═════ DATA LISTING ═════
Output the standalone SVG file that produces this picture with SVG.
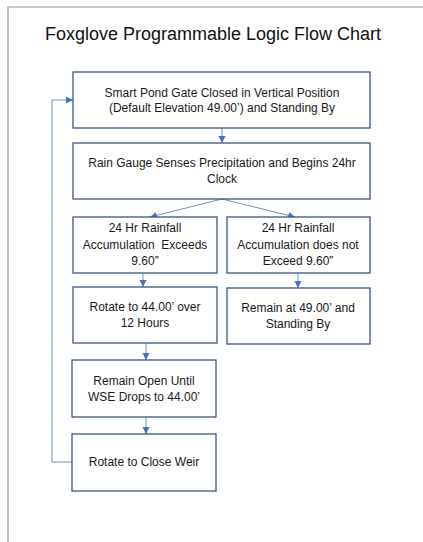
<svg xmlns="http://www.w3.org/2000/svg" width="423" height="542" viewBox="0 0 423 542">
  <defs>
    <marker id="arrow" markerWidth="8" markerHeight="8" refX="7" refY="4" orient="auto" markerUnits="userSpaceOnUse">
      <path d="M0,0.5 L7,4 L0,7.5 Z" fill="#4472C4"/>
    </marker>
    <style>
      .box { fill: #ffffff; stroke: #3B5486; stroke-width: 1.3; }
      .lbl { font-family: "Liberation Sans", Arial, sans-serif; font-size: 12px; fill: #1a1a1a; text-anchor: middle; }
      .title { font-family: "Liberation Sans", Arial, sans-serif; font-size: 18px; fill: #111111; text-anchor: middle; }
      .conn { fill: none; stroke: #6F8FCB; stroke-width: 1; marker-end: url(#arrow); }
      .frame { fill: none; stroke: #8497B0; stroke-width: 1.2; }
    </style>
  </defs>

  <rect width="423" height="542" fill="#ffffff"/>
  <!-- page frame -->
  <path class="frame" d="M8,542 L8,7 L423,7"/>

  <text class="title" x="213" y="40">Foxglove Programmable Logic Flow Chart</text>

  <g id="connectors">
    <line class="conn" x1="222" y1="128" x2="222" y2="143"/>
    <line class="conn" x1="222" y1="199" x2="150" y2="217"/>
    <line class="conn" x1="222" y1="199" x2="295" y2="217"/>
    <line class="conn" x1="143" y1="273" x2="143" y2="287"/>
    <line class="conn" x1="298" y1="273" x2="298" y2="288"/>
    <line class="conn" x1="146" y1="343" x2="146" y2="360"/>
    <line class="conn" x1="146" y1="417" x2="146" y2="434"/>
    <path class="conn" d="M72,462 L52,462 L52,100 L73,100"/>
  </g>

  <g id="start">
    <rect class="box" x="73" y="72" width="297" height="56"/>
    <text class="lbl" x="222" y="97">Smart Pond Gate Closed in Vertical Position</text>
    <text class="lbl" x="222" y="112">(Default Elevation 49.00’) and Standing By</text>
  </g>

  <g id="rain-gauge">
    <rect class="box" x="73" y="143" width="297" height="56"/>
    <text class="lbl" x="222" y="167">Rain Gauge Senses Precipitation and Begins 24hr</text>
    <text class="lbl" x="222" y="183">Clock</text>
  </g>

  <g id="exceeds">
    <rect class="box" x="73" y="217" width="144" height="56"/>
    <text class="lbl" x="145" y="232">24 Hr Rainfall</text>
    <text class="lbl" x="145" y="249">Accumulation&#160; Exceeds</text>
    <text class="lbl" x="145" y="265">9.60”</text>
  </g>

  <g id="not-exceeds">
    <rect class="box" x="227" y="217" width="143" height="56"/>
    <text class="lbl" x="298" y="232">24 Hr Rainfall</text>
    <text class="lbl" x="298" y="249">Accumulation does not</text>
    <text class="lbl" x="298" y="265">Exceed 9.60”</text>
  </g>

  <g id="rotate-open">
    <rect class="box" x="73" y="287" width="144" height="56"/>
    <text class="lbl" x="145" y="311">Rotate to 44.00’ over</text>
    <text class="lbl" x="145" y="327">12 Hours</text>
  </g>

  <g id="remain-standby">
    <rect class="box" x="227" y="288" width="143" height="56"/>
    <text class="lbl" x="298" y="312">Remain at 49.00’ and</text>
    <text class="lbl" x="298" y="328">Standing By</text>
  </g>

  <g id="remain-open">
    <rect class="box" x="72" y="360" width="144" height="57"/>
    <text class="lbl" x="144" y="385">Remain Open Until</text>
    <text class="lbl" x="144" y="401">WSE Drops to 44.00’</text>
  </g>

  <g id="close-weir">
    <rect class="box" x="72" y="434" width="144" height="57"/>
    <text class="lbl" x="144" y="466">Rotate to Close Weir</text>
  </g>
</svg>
═════
═════ DATA LISTING ═════
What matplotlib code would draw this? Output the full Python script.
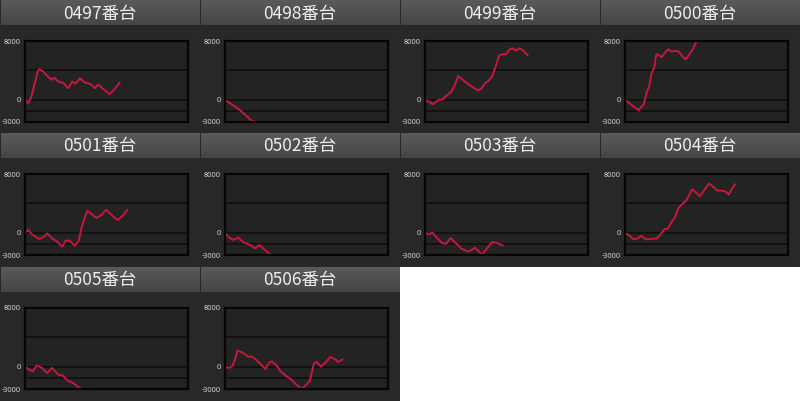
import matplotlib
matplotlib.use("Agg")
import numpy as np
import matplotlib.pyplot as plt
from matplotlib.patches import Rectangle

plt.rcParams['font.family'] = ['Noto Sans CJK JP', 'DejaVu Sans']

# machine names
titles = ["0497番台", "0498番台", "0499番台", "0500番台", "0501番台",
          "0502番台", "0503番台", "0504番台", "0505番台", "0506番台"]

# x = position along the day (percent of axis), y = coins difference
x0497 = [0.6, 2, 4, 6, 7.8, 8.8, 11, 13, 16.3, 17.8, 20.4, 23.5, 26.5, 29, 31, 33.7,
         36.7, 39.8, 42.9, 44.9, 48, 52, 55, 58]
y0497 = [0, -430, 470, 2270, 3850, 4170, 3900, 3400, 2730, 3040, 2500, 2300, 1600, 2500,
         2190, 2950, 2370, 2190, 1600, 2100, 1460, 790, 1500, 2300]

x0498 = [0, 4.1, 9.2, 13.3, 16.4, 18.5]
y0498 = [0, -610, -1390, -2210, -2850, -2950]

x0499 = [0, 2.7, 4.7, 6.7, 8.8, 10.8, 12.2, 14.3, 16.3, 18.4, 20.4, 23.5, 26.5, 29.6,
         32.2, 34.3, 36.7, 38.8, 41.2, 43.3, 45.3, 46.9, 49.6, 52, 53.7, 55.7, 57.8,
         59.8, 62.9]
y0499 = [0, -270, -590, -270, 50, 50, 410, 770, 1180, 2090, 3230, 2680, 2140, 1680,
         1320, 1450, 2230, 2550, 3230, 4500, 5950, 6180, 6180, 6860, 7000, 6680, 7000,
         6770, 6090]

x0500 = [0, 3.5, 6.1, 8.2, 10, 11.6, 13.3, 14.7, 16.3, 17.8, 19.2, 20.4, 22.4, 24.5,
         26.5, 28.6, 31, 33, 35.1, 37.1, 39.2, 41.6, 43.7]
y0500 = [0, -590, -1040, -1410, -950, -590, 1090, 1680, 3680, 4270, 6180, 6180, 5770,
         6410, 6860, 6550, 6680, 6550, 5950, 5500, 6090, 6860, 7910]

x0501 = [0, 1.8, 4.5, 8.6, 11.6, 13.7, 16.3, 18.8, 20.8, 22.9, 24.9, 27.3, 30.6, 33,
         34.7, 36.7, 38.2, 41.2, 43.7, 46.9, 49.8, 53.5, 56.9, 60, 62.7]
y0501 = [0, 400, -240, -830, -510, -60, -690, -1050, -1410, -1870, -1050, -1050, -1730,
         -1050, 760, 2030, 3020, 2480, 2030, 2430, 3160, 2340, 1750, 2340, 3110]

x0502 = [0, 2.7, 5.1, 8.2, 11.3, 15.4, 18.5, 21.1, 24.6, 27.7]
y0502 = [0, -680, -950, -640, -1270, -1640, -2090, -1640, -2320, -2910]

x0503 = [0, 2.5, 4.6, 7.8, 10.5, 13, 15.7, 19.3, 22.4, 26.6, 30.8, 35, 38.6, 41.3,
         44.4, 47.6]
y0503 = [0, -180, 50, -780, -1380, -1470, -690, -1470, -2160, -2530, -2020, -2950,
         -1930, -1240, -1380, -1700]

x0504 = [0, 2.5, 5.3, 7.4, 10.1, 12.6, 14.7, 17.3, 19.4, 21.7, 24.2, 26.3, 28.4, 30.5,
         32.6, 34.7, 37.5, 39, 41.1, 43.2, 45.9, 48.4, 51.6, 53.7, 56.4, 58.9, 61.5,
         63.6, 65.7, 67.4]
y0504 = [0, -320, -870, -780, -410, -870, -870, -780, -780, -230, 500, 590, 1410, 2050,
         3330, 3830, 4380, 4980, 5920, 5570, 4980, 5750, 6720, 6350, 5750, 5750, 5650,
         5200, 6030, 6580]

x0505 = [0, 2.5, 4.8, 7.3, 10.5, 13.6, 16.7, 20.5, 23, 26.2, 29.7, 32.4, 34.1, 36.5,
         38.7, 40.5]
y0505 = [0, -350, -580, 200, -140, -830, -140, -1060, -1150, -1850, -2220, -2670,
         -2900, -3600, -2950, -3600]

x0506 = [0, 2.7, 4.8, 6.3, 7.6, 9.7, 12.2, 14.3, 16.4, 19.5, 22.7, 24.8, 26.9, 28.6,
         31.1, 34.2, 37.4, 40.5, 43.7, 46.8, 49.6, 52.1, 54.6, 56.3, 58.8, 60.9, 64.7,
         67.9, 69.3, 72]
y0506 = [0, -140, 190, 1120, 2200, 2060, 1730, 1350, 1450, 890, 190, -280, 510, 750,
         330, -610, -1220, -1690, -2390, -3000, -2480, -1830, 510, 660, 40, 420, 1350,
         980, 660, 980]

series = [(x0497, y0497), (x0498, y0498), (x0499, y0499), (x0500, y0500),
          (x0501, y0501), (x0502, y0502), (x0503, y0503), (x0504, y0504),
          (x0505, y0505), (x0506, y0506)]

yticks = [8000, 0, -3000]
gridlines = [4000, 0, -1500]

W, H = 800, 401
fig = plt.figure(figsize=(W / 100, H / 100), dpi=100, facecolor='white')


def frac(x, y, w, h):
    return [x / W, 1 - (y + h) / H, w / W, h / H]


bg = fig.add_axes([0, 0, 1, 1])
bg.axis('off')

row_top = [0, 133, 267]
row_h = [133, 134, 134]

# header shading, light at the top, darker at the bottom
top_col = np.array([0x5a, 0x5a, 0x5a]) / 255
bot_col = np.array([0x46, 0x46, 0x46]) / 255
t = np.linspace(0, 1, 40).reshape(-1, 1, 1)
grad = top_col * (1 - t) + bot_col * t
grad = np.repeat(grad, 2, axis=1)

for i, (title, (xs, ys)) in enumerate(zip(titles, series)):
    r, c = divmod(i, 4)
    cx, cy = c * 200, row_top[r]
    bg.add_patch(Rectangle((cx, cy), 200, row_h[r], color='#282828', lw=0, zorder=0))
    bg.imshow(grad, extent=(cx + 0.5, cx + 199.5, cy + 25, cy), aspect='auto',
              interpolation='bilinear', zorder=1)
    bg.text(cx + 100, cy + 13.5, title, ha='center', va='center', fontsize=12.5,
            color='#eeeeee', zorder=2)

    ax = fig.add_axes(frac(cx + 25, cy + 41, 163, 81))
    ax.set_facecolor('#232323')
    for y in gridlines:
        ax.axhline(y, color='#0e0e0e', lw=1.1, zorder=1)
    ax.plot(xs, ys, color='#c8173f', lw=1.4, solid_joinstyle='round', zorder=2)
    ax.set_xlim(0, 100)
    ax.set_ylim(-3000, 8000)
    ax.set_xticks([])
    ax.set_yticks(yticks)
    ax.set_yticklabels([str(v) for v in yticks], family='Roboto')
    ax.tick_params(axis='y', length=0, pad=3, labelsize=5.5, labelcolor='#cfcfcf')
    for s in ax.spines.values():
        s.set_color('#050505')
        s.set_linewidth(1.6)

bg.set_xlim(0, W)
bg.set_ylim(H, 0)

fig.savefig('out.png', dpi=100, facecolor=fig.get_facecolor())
═════
YOUR OBJECTIVE: In the listing above, find the line with "What matplotlib code" and the line with "plt.rcParams['font.family'] = ['Noto". Copy exactly those lines and all between them, minus the images.

COMPLETED EXERCISE:
What matplotlib code would draw this? Output the full Python script.
import matplotlib
matplotlib.use("Agg")
import numpy as np
import matplotlib.pyplot as plt
from matplotlib.patches import Rectangle

plt.rcParams['font.family'] = ['Noto Sans CJK JP', 'DejaVu Sans']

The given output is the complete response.